Again it was conducted by Latané and Darley, on undergraduate psychology students. Upon arrival the subject was shown into a cubicle with a microphone and earphones, by means of which he was to contribute to a group discussion with either one, two or five other persons. These groups were to discuss the pressures of urban living, anonymously, to allow a greater degree of confession, and each participant would address the others in turn. It was emphasised that the experimenters would not listen to the discussion, but would gather their data afterwards, by questionnaire, and that the intercom would automatically allow each group member two minutes to speak in turn.
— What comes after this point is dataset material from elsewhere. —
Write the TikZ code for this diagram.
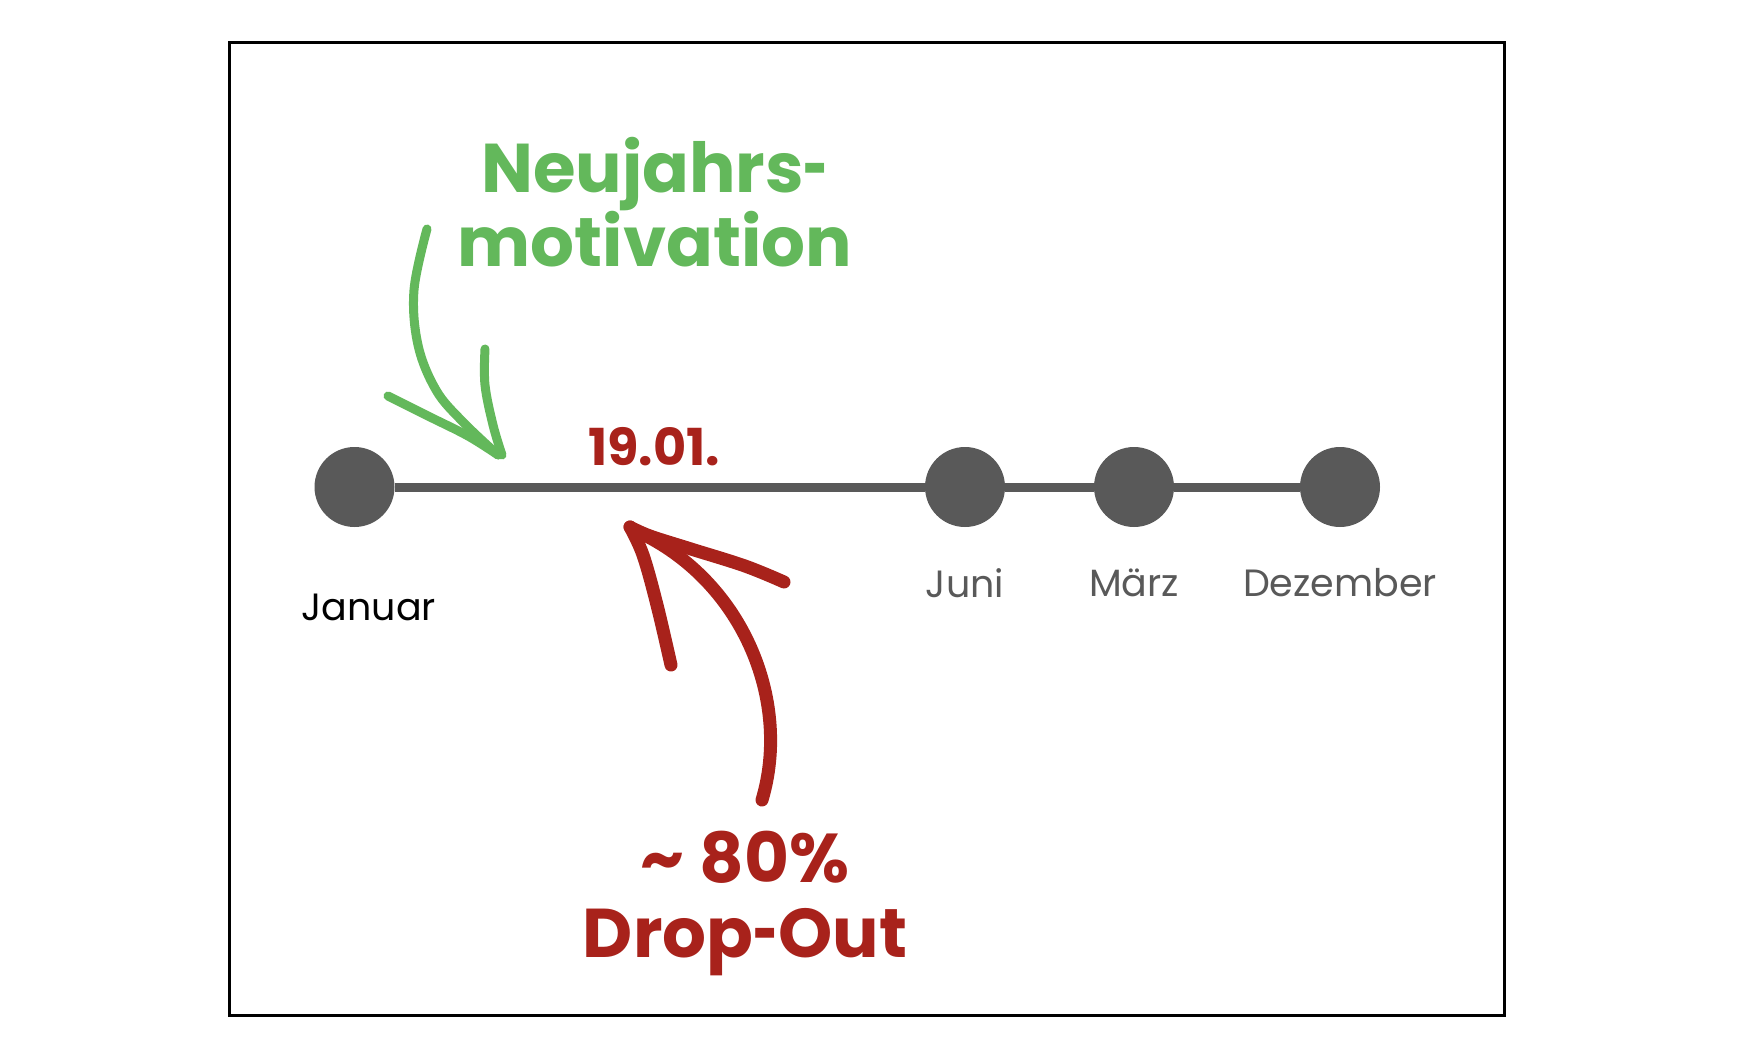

The first group member heard by the subject described his problems with his studies and with New York, and then mentioned shyly that he was liable to fits, especially when under pressure as a student. Other voices confessed to academic and personal problems, and the subject was also allowed his two minutes. When the first group member spoke again he began to ask for help, said he felt a seizure coming, and finally made choking noises and fell silent. This voice and all other voices heard by the subject were pre-recorded.
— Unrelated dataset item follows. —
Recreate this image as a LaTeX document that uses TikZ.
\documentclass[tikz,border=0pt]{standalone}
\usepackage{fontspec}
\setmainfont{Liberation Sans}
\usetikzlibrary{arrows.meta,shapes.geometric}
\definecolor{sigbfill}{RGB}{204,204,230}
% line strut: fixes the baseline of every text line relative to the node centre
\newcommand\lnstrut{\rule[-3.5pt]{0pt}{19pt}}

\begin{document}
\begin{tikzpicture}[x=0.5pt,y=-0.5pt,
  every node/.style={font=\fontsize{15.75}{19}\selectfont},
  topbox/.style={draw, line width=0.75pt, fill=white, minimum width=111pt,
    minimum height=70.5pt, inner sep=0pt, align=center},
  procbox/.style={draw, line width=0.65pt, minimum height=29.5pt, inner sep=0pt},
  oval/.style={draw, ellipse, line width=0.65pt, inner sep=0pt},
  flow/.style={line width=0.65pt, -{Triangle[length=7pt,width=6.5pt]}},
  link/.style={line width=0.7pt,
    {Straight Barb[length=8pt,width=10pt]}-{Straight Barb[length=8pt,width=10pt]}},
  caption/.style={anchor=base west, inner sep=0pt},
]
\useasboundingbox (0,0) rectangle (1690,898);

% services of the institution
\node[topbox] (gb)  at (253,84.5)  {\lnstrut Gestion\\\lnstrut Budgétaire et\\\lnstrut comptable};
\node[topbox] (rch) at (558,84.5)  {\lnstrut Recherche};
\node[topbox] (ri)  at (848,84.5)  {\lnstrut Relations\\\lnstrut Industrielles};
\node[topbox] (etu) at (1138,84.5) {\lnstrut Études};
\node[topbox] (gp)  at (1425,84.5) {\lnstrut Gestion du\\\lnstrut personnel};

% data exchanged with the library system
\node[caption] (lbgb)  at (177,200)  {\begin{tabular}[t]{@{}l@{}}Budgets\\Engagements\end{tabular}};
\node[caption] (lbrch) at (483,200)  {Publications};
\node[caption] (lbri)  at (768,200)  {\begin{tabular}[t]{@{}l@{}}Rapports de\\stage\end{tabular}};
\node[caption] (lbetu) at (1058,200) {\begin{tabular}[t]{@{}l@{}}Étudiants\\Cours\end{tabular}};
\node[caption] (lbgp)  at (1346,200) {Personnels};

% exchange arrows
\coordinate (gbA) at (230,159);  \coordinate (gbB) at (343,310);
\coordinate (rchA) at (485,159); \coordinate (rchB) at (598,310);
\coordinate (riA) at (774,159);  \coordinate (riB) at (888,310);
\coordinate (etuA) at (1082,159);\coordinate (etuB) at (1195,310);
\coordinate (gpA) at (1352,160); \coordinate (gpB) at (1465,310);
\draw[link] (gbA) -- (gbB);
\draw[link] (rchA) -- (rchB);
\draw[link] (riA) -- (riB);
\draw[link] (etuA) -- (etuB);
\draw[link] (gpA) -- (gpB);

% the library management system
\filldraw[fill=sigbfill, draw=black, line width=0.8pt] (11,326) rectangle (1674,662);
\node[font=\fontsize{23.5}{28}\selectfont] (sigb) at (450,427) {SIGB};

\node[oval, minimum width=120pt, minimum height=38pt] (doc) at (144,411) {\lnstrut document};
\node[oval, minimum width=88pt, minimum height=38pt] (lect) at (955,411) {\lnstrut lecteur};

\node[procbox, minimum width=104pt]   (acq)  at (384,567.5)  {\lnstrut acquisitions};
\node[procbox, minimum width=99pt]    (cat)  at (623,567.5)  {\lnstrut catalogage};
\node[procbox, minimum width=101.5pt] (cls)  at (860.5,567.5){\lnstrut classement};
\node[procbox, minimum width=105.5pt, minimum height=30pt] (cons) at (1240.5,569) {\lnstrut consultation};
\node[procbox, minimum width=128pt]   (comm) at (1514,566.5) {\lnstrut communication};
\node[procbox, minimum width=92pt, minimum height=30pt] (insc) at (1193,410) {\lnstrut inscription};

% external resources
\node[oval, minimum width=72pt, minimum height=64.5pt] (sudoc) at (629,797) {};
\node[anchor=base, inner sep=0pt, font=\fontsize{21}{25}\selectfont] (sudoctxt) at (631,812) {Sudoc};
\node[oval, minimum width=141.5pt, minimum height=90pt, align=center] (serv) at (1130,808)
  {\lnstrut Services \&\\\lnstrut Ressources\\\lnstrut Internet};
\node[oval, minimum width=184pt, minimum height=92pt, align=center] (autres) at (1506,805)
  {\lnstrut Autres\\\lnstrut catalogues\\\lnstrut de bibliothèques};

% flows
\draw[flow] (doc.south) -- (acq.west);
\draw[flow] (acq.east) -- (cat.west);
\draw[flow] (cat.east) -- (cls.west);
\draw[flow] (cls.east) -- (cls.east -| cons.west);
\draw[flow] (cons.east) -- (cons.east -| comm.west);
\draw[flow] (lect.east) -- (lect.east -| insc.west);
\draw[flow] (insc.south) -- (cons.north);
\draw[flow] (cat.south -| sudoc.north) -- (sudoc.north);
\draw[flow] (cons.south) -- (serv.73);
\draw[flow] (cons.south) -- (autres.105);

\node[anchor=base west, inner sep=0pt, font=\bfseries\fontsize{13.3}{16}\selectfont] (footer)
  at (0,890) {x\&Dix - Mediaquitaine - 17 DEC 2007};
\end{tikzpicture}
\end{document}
The time each subject took to leave his cubicle and raise the alarm was measured from the start of the fit. Subjects who believed that no-one else could hear the seizure all responded, most before the end of the fit. Subjects who believed that one other person could hear the seizure were more passive, and only 85 per cent responded, not all before the end of the fit. Subjects who believed that four other persons could hear it were less active still: 62 per cent responded in 166 seconds. Subjects who failed to respond to the emergency showed more distress than the ones who responded. When the experimenter came to their cubicles they asked ‘Is he all right?’ ‘Is he being looked after?’ and showed trembling and sweating hands. Many of the other subjects displayed signs of uncertainty and tension. Initial reactions included ‘My God, he’s having a fit!’ and ‘Oh God, what should I do?’15

Latané and Darley's research provides situations my students can identify with, and relate to their own behaviour in seminars. They are young and inexperienced like the subjects were, afraid to take authority over their comrades or attract the attention of their leaders unnecessarily. They are starting to feel that in themselves also cowardice and conformity are stronger than altruism. A number of them are commenting that their behaviour in workshops has been less than helpful, and some no long feel able to assert that they would have acted to save Kitty Genovese.

In the case of these students, some of my learning objectives would be achieved if the seminar were now brought to an end. We could consider the effectiveness of the workshop, its ability to present social accountability as the accountability of writer to reader, its ability to hone skills in detached criticism which the solitary writer can later apply to his own work. In the light of this reminder, and of what we have learnt, students will understand the need to contribute to seminars, to pool their individual insights, and to see my expertise and experience as a resource that underlies their shared studies. If so, their new understanding will have a positive effect on our group.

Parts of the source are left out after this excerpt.